産業技術総合研究所(産総研)と東京都立大学(都立大)は2月10日、「三テルル化二アンチモン(Sb2Te3)」/「二硫化モリブデン(MoS2)」のファンデルワールス界面の作製に成功し、「n型MoS2トランジスタ」の性能向上に貢献する接触界面抵抗の低減(低コンタクト抵抗)技術を開発したことを発表した。
同成果は、産総研 デバイス技術研究部門の張文馨主任研究員、同・畑山祥吾 特別研究員、同・齊藤雄太研究グループ付、同・岡田直也主任研究員、同・入沢寿史研究グループ付、都立大の宮田耕充准教授らの共同研究チームによるもの。詳細は、材料科学や電子および磁性材料の工学などを扱う学術誌「Advanced Electronic Materials」に掲載された。
日本の国策半導体会社Rapidusが量産を目指す2nmプロセスの先となるBeyond 2nmを実現する技術として、「遷移金属ダイカルコゲナイド」(TMDC)のトランジスタへの導入が期待されている。

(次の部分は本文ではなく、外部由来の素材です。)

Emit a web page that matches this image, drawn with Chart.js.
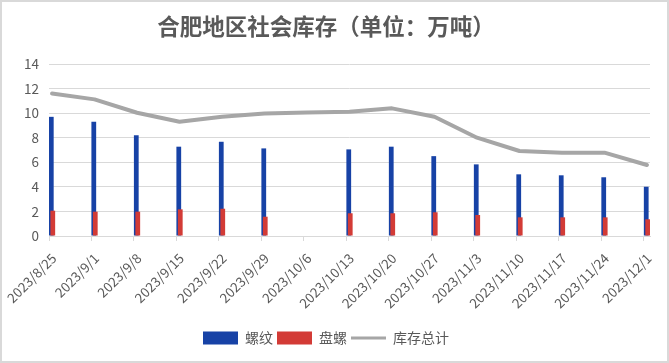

TMDCは、適度なバンドギャップを保ちつつ化学的に安定な層状構造を有し、原子層厚においてシリコンよりも優れた半導体特性を示す2次元結晶構造を持つ物質として知られているためだが、そうした2次元材料トランジスタの実用化には、技術的に克服すべき課題がまだ多く残されているのが現状である。そこで研究チームは今回、代表的なTMDCの1つであるMoS2を用いたトランジスタを作製し、そのコンタクト材料としてSb2Te3に着目することにしたという。

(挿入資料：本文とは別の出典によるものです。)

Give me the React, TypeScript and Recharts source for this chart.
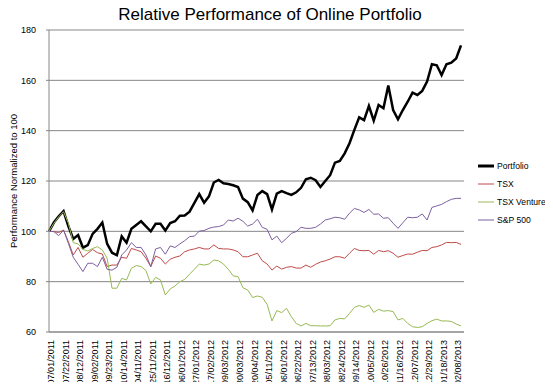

Sb2Te3は、多数の原子が層状になっており、層同士はファンデルワールス力で弱く結合している物質で、ビスマス(Bi)やアンチモン(Sb)のように0.2~0.3eVという狭いバンドギャップを有し、半金属に似た特性を示すほか、融点は約620℃と、Biなどと比べて高いことも知られている。これらの特徴は、同物質がMoS2との間にファンデルワールス界面を形成し、フェルミ準位のピンニング現象を抑制する可能性があることを示唆するものだという。このことから研究チームは、同物質を利用することで、高い耐熱性を維持したまま低コンタクト抵抗を実現できることを考察したとする。